At their best, fan theories are a really fun way to look at a movie that you know inside and out. It doesn't matter if they're true or even come close to being true. A good fan theory takes a story that's been seemingly picked apart and reconstructs it in a way that's often cooler than the original story.
At their worst, however, they're a boring stoner telling you that The Lion King is secretly a prequel to The Dark Knight Rises, but only if you play it backward. Here are six of the most popular plug 'n' play fan theories that people seriously need to stop reverse engineering into literally every story ever told.
Everyone Is Tyler Durden
One of the film's leads can only be seen by another one of the film's leads. Maybe they're a hallucination or a ghost, or a hologram like Al in Quantum Leap. But it all adds up to essentially the same thing: imaginary friend.
When Someone Nailed It:
Your first exposure to this theory, maybe your first exposure to fan theories in general, was probably in connection with Ferris Bueller's Day Off. The movie conveniently parallels Fight Club with a repressed dweeb seeking liberation through mischief with the help of a walking, talking wish fulfillment. That theory says that Ferris never existed at all ... he was made up by Cameron.
Sadly, I don't think a Brad Pitt rendition of "Twist And Shout" would be nearly as charming.
This theory is the essence of what makes fan theories fun. The plot holes (Why are they taking attendance in class for a kid who doesn't exist?) will always be there, but the theory brings some of the movie's themes and subtext into the foreground, giving us a closer look at why Cameron finds Ferris so appealing. Cameron probably didn't imagine Ferris, but if Cameron did have an imaginary friend, that imaginary friend would be Ferris.

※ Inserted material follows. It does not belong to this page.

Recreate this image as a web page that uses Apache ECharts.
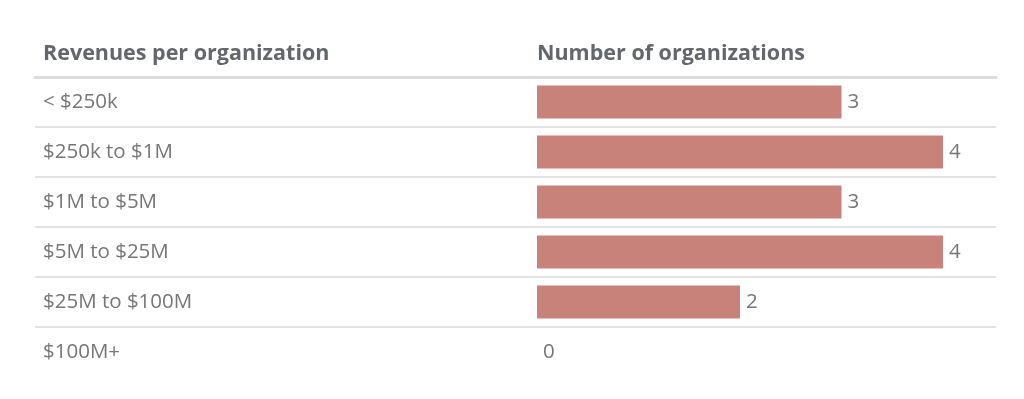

Why It Doesn't Work Everywhere Else:
This is probably the internet's favorite fan theory. The only ingredients needed are one character to be imaginary, and another character to imagine them. It's hard to find a movie, TV show, or video game that doesn't meet those qualifications. You only need two characters. The activities on the back of a box of Franken Berry provide all the evidence you need in order to theorize that Boo Berry is a manifestation of the immortal Count Chocula's survivor's guilt.
One iteration of this trope has it that Steve Buscemi's Donny from The Big Lebowski was really a ghost that fought alongside John Goodman's character, Walter, in Vietnam.